A number of studies in reverse flow inert porous media reactors are carried out in applications not intended for hydrogen production from hydrocarbons. Hoffman et al, Combustion and Flame, 111, pp. 32-46, 1997, incorporated herein by reference, operated a reverse flow reactor with ultra-lean air and methane mixtures for the purpose of heating fluids. Barcellos et. al. Clean Air 2003, Seventh International Conference on Energy for a Clean Environment; Lisbon, Portugal, Jul. 7-10, 2003, incorporated herein by reference, tested a reactor similar to Hoffman's for the production of saturated steam through heat exchangers protruding directly through the inert porous media and fitted at the extremities of the reactor.
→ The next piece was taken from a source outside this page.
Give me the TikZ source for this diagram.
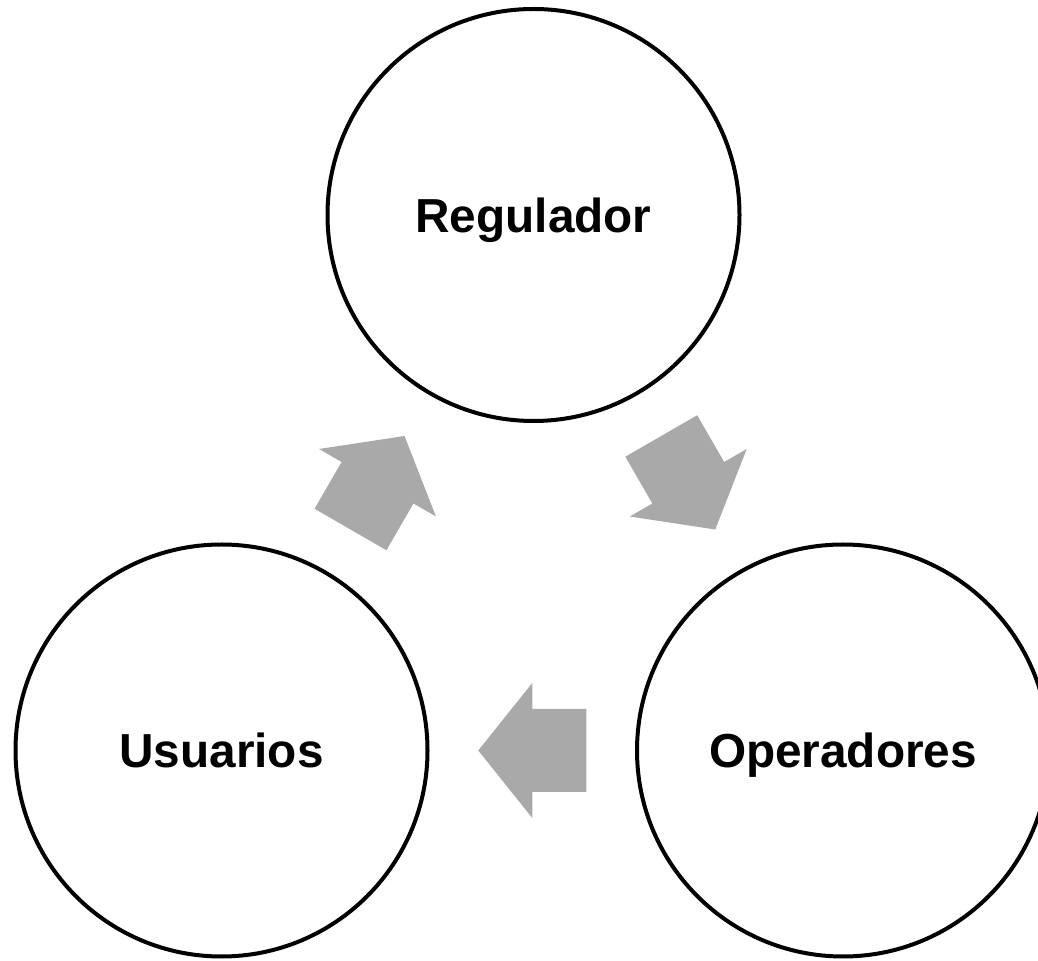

Production of hydrogen from both light and heavy hydrocarbons as well as other hydrogen containing wastes such as hydrogen sulfide is not addressed in the prior art. Hydrogen is a much more valuable commodity then sulfur. A process that can economically recover the hydrogen as well as other compounds could have significant impact on the petroleum and other industries. The reformation of hydrogen sulfide (H2S) to hydrogen and sulfur presents certain challenges not encountered in hydrocarbon reformation. For example, the low heat content of H2S precludes obtaining very high temperature in the partial oxidation regime. More importantly, H2S reforming requires the reaction to reach near equilibrium conditions at high temperature to obtain high yield. In the current invention, the intrinsic heat recuperating mechanism of the inert porous media matrix and the reactor's ability to create an isothermal high temperature volume render it a cost effective option for the reformation of H2S and other hydrocarbons by providing the necessary residence time and temperature without the requirement of an external energy source to be used continuously throughout the reactions.
Specifically, all of the reforming reactions in these above-mentioned prior art references occur inside a hollow chamber. None of these references disclose an apparatus and process where the reaction zone may be located in any portion of a reactor chamber, where the reaction zone is allowed to freely propagate through the reactor chamber filled with a porous media matrix and where the reforming reactions occur directly in a heated inert porous media matrix, or packed bed. Therefore, there has developed a need for a reactor which can efficiently reform both hydrocarbon and hydrogen sulfide fuels to pure hydrogen while not requiring continuous external energy to produce a viable hydrogen yield.